New Delhi, Dec. 9: In about a month from now, an AN-124 aircraft that carries oversized cargo is expected to take off from Yeovil, southwest England, and land at Hindon, just east of Delhi.

At Hindon, the AN-124 will “kneel” and open up for its onboard crane to move parts of the oversized cargo to the ground. The cargo will be reassembled and formed into two AW 101 VVIP helicopters that will ferry the President, the Prime Minister and other dignitaries.

The helicopters, which have also featured in the latest James Bond film, Skyfall, will join the Air Headquarters Communication Squadron after defence minister A.K. Antony ruled out cancelling the contract despite an investigation in Italy.

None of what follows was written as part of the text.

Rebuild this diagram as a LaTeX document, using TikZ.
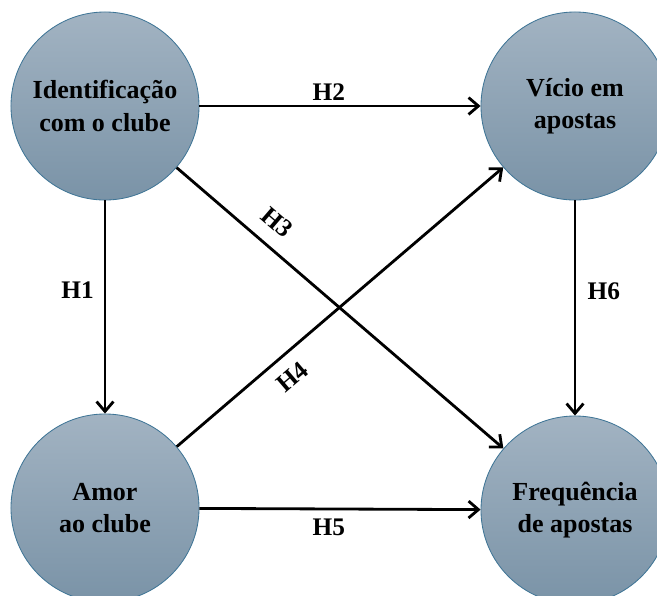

The first consignment will carry two of eight helicopters in the “VVIP configuration” that the Indian Air Force has chosen on the advice of the Special Protection Group. The four others, among the 12 helicopters for which orders have been placed, will be used for military transport.

Antony, who is usually pro-active in deferring or shelving contracts on allegations of corruption, is understood to have cleared the VVIP deal after a probe in the ministry found that the proposal was first moved by Atal Bihari Vajpayee’s NDA government. Then national security adviser Brajesh Mishra was instrumental in the choice of the helicopter.

A court in Naples, Italy, is hearing depositions from prosecutors that allege executives of Finmeccanica, Agusta Westland’s parent company, paid bribes to win the Rs 4,000-crore Indian contract among other deals.

Last week, Antony informed Parliament that the Italian government had told the Indian embassy in Rome that it does not have a say in the judicial process. The Indian high commission in London too sent a message that it had not found evidence in the UK, where Agusta Westland’s helicopter assembly plant is located, of bribery.

But the defence ministry in its internal inquiry found that the General Staff Qualitative Requirements (GSQRs) — or specifications — had been changed between 2002 and 2004 under the NDA government.

A major change related to the requirement of the flight ceiling of the helicopters. The change from 18,000ft to 13,500ft was endorsed by Brajesh Mishra. The change in the specifications suited the AW 101. The contract was signed in 2010.